BEGIN Provided data
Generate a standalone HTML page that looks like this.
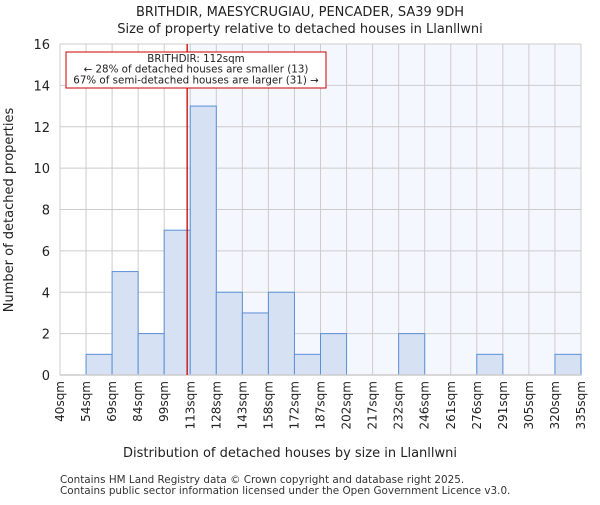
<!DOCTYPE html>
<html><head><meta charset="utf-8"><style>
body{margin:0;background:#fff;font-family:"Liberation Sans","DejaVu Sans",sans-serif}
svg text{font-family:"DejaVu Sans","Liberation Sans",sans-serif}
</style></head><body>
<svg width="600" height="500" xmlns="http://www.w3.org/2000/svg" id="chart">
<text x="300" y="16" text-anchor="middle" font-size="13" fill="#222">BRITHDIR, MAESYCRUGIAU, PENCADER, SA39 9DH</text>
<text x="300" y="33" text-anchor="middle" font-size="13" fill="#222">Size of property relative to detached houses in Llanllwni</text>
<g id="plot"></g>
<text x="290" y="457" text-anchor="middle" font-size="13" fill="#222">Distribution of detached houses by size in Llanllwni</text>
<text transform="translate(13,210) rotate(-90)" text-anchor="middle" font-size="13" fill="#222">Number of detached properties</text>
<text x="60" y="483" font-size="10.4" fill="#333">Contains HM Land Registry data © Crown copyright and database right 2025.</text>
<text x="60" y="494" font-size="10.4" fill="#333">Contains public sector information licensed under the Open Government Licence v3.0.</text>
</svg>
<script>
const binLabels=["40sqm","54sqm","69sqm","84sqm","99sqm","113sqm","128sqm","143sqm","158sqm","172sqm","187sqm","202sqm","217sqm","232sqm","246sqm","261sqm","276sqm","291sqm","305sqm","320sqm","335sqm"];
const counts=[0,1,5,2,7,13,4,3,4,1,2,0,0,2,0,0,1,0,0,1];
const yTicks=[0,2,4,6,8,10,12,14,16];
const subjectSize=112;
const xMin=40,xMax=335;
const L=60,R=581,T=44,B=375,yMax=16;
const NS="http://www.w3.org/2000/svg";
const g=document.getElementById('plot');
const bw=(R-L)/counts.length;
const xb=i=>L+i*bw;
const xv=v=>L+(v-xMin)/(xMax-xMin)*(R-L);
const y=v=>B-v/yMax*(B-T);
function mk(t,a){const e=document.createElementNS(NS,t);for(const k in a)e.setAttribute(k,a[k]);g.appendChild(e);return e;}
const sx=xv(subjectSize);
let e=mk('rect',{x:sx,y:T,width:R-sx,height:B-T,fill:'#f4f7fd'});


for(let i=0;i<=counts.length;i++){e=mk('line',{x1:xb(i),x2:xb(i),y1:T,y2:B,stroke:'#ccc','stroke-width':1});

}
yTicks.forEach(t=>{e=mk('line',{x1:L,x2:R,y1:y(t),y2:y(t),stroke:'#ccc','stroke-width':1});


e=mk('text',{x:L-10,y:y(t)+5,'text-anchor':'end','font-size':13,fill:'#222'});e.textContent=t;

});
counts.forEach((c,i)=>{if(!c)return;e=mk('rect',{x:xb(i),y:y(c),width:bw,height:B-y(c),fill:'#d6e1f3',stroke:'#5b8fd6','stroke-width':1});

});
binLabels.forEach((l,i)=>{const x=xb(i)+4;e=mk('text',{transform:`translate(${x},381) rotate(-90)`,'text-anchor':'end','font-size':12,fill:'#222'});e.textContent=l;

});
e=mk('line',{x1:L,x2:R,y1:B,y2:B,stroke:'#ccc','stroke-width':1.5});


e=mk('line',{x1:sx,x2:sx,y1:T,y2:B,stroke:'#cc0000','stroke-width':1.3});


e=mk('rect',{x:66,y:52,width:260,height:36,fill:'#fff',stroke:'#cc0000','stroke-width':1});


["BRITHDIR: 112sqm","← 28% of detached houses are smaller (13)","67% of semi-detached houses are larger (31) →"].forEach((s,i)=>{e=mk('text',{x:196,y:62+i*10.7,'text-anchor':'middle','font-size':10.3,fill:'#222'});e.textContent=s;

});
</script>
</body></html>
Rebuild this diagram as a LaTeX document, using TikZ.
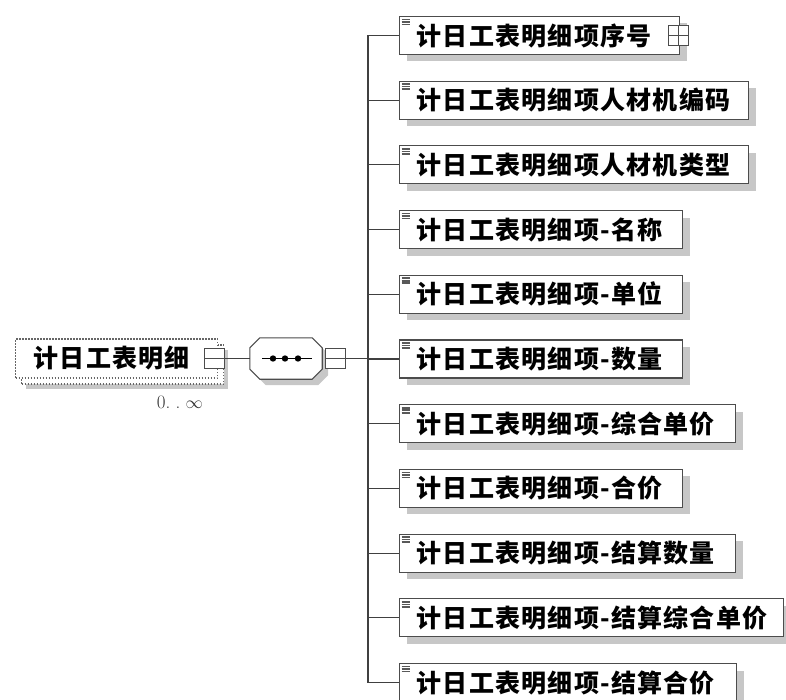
END Provided data
BEGIN Provided data
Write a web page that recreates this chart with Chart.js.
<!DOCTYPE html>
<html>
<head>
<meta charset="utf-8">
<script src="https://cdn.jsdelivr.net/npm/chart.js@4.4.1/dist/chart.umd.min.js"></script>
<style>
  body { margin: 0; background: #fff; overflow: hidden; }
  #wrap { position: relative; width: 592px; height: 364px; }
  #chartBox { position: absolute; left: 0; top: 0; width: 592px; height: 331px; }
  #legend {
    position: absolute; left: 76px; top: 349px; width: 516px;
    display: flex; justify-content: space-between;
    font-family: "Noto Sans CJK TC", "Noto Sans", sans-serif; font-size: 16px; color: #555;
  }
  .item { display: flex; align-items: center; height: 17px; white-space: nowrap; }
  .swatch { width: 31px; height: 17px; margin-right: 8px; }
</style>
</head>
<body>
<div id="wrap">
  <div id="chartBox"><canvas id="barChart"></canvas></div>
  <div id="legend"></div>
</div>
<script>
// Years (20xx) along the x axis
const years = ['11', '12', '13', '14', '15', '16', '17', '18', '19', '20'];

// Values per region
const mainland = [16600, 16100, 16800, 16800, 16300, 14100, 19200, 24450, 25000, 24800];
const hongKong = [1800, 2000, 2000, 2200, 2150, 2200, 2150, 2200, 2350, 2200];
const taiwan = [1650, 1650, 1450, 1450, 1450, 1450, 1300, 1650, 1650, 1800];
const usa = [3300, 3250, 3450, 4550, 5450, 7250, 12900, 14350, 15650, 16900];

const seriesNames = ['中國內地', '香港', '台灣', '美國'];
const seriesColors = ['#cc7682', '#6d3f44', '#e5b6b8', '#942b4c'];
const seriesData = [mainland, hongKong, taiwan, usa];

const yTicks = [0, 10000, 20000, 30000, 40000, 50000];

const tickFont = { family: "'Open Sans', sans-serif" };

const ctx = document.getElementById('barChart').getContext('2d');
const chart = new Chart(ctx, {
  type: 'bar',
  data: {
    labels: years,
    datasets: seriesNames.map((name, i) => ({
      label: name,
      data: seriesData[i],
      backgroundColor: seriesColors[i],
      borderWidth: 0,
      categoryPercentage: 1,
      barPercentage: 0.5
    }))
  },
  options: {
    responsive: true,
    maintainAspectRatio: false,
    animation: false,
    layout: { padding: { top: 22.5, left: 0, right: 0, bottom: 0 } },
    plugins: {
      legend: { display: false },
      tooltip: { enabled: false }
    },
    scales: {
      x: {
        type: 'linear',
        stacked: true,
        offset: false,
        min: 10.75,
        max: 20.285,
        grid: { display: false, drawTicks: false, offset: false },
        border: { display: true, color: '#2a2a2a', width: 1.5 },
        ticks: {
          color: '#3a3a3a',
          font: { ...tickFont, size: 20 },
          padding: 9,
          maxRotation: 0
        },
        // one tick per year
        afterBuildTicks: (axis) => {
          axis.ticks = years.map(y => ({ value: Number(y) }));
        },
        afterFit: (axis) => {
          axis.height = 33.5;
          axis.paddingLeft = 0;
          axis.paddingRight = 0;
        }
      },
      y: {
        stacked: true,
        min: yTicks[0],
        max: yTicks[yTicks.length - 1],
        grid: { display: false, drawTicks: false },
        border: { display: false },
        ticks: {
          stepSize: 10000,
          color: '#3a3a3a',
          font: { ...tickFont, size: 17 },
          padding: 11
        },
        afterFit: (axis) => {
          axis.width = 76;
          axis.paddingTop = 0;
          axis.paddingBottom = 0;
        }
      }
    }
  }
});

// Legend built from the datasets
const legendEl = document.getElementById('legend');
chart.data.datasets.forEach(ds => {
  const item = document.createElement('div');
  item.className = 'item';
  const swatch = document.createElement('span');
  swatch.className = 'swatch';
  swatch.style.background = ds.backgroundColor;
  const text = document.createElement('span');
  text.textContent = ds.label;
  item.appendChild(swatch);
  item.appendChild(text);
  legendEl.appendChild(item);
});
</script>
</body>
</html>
END Provided data
§ What the exercise asks
Looking at the material above, count the lines containing the string "this" and reply with the count alone.

§ Exercise answer
3